I’m standing in front of a simmering pot of beef bones. “Má, I think the broth is done. Should I take the bones out now?.”
“You’re too impatient,” she chides, “Phở shouldn’t be rushed. Let it boil a while longer. How are you ever going to learn to be a decent cook if you’re always rushing things?” She stands over a table spread with bowls of fresh bean sprouts, basil, cilantro, limes and green onion. “Come and cut these limes,” she motions me to the table, “and make sure you cut them in fourths. Last time you sliced them making it hard to squeeze out the juice.”
I roll my eyes as I take the knife from her, “You could have just put the slices straight into the bowl.” She walks away with a lecture on her lips but is in too big of a hurry today. It’s an old argument. I want to save time and make things easier. She believes perfection takes time and attention to detail. She says I’m impatient. I argue that she just likes to make things hard for the sake of it.
“You’re going to invite me to dinner when you make it, right?” Soo asks pulling my thoughts from simmering phở broth to boiling sweet potato noodles.
“Of course, if it comes out right,” I answer absently, “you know how I like to fiddle with the recipes.”
“You won’t mess it up. It’s very easy to make, ” she says, “you can even use regular spaghetti noodles if that…”
“No,” I interrupt, “I’ll get the right ones. It won’t be the same otherwise.”
“Yeah…” she agrees seeming to drift off to some other place. The brief moment of silence that follows is welcomed as we retreat into our own thoughts. I wonder if she’s retracing her own memories as again my thoughts turn to my not-memories. Is she cooking japchae with her umma while I cook phở with Má.
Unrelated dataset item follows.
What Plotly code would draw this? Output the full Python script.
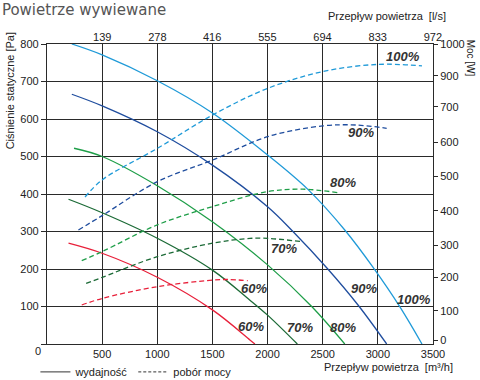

Perhaps she is impatiently staring at a pot of boiling sweet potato noodles as I stand tapping my foot in front of a bowl of simmering beef bones.
The air is humid and heavy with the rich smells of beef broth, fresh basil and cilantro. “Má, is it done yet?” I ask again. Weary of my nagging, she doesn’t answer right away.
“You don’t have to stand over it like that,” she insists, “No wonder you’re so impatient.” My eyes follow her as she leaves the kitchen but return to the stove where clinging bits of meat and encased marrow are sucked of their essence. Some of the flavor escapes on currents of steam. It’s enough to tempt the appetite but most is water-locked and will be condensed and served to make up for the teasing. Despite having more productive things to do, I remain in place and continue my vigil as the self-appointed guardian of disconnected flesh and fragmented bone.